═══ DATA TO PROCESS
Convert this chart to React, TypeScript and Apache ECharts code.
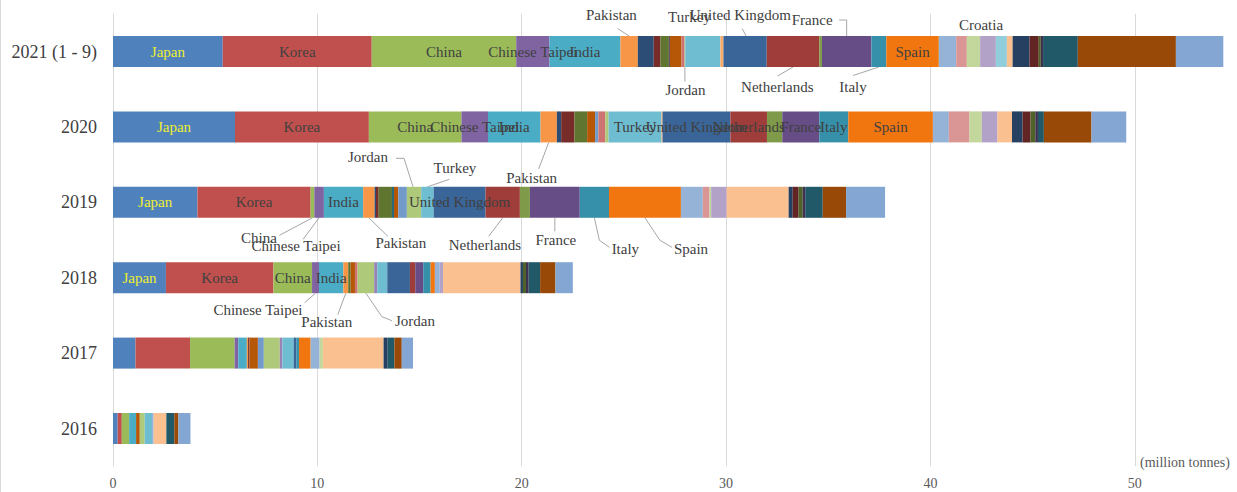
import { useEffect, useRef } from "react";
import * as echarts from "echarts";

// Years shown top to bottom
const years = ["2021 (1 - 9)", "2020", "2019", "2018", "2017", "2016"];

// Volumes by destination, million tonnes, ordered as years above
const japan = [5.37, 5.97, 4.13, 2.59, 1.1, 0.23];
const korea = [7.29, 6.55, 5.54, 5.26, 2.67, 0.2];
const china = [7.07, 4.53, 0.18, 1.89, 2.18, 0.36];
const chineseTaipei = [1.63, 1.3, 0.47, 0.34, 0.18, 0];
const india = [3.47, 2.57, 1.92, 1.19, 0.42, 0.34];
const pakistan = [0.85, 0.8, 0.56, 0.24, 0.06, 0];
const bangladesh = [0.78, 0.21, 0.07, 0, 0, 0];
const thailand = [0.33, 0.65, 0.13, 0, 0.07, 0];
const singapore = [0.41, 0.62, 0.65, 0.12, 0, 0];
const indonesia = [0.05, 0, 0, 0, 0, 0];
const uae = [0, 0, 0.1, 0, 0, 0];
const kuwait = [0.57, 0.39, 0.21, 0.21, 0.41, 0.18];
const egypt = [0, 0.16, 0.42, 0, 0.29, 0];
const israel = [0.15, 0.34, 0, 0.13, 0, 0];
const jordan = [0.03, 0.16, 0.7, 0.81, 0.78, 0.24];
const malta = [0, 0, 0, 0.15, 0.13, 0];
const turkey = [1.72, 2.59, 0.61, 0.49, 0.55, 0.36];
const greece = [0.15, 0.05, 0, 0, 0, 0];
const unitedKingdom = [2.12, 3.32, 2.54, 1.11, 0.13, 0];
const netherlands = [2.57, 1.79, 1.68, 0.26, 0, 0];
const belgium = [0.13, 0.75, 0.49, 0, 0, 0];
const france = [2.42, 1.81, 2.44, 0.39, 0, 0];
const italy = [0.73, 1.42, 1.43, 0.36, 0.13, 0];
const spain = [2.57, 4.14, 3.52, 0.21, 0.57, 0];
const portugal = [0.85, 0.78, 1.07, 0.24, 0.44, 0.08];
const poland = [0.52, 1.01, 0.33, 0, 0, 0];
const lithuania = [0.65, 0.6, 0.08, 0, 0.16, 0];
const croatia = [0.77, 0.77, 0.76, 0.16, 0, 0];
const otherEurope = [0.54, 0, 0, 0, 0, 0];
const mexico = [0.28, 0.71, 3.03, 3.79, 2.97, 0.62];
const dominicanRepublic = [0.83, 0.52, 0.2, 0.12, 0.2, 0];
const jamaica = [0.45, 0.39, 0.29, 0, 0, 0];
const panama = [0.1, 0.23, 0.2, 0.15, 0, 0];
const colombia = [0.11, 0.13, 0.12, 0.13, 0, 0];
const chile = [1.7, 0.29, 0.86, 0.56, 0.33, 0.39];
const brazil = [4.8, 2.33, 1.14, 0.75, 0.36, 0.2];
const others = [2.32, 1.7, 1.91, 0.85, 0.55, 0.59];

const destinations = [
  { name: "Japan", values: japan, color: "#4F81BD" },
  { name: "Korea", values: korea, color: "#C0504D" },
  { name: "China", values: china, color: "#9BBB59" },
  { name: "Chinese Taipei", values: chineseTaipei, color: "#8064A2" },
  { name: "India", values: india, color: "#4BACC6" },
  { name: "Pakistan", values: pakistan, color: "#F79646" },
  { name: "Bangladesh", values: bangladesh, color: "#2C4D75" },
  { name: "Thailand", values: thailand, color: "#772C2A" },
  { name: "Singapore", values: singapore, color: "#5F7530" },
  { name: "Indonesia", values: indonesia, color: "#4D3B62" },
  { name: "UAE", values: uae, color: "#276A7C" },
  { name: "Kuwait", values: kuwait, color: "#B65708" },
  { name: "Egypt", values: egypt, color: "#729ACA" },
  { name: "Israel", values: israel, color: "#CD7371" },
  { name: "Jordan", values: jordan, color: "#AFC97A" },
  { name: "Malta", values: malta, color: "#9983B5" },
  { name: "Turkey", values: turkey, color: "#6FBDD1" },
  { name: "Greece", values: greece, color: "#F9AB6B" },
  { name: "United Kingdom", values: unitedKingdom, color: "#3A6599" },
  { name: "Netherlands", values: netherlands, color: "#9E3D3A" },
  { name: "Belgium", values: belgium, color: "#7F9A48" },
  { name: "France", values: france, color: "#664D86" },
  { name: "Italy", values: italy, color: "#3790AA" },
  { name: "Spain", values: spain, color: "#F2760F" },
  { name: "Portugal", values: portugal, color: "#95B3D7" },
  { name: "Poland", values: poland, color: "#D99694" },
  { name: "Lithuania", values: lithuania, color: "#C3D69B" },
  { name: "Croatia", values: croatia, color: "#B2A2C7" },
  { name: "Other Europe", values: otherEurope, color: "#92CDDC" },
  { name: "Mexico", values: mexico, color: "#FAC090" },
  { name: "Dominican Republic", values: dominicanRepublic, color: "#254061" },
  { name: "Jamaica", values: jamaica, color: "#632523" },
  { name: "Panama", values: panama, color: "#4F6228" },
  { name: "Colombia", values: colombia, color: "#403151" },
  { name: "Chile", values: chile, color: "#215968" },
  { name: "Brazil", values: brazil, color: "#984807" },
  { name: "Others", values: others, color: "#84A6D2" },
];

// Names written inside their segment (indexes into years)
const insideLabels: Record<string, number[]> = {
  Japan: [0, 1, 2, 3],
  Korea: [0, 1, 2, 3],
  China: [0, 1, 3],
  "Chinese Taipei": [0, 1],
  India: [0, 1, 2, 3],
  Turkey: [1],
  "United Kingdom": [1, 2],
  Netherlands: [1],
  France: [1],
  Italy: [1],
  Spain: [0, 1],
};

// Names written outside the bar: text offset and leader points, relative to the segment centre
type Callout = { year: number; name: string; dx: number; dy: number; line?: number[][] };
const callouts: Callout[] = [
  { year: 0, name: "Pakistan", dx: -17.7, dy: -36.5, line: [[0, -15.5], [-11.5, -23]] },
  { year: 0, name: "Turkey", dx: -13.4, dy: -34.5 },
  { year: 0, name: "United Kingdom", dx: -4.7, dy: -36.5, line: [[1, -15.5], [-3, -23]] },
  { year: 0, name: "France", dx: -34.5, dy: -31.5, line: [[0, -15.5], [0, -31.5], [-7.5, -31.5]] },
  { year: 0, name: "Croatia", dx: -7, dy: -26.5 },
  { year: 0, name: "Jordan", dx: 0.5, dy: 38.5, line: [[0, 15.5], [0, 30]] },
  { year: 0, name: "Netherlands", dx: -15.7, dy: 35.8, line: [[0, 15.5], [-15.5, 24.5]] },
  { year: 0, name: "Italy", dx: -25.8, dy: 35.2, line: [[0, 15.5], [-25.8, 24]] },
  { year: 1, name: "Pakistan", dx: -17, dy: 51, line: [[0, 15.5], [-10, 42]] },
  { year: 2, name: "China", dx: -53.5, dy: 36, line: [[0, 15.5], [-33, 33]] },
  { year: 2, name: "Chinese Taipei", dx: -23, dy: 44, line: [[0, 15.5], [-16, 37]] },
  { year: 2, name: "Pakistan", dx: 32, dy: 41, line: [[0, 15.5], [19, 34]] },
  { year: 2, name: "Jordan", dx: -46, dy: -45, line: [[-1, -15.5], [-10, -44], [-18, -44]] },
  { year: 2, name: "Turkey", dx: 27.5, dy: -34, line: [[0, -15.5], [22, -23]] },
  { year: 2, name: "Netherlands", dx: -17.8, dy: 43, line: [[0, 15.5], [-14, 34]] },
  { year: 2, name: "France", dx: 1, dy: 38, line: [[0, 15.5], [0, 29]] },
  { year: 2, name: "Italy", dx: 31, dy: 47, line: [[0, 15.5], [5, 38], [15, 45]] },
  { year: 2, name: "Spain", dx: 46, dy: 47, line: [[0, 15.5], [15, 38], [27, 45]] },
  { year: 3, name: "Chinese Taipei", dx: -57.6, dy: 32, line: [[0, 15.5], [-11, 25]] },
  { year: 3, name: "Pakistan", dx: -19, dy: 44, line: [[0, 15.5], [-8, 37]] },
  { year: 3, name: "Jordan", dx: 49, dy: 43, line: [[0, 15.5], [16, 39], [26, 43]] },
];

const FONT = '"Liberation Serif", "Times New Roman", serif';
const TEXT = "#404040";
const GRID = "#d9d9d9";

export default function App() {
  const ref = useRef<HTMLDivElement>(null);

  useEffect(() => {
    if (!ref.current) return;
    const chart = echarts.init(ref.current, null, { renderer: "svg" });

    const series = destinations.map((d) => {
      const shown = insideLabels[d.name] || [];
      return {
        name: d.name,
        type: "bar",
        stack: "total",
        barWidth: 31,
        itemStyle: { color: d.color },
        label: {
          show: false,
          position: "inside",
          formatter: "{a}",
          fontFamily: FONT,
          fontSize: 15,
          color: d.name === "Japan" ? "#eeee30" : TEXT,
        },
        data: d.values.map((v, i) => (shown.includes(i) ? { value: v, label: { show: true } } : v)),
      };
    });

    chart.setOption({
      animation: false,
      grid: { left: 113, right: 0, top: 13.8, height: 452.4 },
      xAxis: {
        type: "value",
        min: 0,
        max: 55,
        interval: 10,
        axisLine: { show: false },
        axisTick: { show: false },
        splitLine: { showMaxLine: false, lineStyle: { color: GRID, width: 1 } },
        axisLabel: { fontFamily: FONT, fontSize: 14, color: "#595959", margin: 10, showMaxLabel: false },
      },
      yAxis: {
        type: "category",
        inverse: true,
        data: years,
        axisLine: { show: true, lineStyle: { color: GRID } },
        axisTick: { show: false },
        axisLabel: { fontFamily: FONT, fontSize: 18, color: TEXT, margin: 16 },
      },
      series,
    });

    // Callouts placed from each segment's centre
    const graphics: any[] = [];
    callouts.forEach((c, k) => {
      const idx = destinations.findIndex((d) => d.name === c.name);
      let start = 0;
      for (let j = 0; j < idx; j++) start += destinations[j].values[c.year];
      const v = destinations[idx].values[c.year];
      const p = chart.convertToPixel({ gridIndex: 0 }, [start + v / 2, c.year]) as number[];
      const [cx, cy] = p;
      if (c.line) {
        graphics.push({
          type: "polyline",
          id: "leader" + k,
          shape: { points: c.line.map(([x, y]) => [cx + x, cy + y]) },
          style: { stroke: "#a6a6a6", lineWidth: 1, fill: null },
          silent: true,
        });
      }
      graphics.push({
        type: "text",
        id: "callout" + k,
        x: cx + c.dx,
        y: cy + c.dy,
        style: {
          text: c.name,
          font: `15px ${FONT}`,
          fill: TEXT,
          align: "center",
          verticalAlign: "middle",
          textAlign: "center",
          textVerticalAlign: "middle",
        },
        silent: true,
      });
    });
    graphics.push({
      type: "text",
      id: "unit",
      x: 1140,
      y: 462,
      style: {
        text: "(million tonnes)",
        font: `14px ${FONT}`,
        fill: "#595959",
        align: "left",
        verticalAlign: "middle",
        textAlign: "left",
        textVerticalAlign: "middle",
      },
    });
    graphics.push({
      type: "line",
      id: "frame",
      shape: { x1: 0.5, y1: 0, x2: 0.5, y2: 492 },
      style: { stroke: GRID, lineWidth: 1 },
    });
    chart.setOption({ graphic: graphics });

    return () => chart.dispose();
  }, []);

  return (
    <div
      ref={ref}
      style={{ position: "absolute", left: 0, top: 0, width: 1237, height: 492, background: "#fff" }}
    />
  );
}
══════
═══ DATA TO PROCESS
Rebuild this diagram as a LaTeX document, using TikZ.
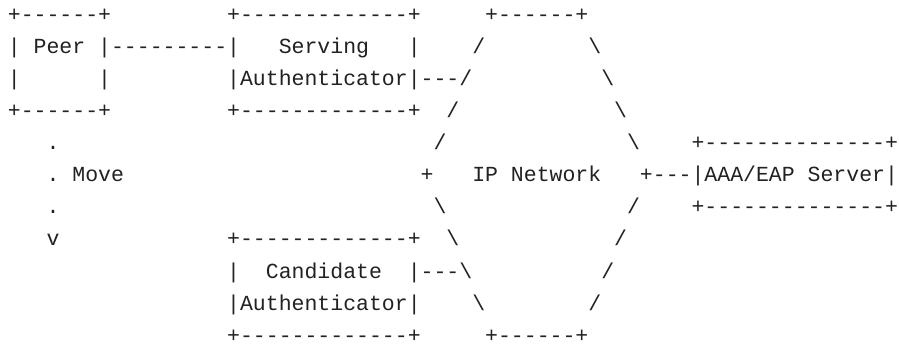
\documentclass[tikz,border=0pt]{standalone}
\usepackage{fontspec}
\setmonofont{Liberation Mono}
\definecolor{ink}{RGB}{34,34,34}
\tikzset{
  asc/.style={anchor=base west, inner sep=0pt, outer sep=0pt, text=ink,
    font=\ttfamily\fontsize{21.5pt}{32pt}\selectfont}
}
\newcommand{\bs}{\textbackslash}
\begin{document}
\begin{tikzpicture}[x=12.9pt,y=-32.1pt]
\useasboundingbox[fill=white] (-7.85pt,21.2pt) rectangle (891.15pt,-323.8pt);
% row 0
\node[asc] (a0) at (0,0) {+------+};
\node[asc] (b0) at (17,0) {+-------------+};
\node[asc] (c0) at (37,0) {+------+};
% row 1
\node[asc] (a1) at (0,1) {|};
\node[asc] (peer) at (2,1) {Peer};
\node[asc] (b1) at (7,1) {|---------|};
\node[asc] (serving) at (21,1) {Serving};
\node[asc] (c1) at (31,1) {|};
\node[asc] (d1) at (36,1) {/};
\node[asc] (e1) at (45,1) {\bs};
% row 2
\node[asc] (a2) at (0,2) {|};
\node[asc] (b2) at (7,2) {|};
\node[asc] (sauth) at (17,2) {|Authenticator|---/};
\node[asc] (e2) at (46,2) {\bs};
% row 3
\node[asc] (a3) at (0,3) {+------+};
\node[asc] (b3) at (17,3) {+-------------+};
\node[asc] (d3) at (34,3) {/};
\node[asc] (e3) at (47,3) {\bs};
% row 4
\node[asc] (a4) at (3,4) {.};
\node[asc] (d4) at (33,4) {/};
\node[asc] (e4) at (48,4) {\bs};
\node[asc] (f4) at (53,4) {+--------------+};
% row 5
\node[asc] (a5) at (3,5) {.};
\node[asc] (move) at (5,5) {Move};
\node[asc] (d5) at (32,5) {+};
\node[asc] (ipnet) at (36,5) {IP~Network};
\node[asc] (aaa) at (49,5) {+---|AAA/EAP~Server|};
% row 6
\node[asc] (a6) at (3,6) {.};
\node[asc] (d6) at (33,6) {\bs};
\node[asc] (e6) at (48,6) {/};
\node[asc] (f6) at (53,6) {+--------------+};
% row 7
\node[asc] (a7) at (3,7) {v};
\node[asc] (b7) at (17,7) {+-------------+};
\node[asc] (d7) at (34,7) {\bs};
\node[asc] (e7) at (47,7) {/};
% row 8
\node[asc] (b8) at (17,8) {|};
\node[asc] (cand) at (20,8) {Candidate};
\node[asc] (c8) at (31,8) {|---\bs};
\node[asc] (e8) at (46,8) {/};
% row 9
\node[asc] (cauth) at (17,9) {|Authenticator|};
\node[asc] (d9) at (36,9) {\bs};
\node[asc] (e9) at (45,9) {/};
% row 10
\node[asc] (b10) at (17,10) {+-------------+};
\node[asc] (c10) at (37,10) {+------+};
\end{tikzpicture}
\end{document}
══════
◆ **SET EXERCISE**
State the count of lines holding the string "this" in the listing above, and nothing else.

◆ **ANSWER TO THE TASK**
2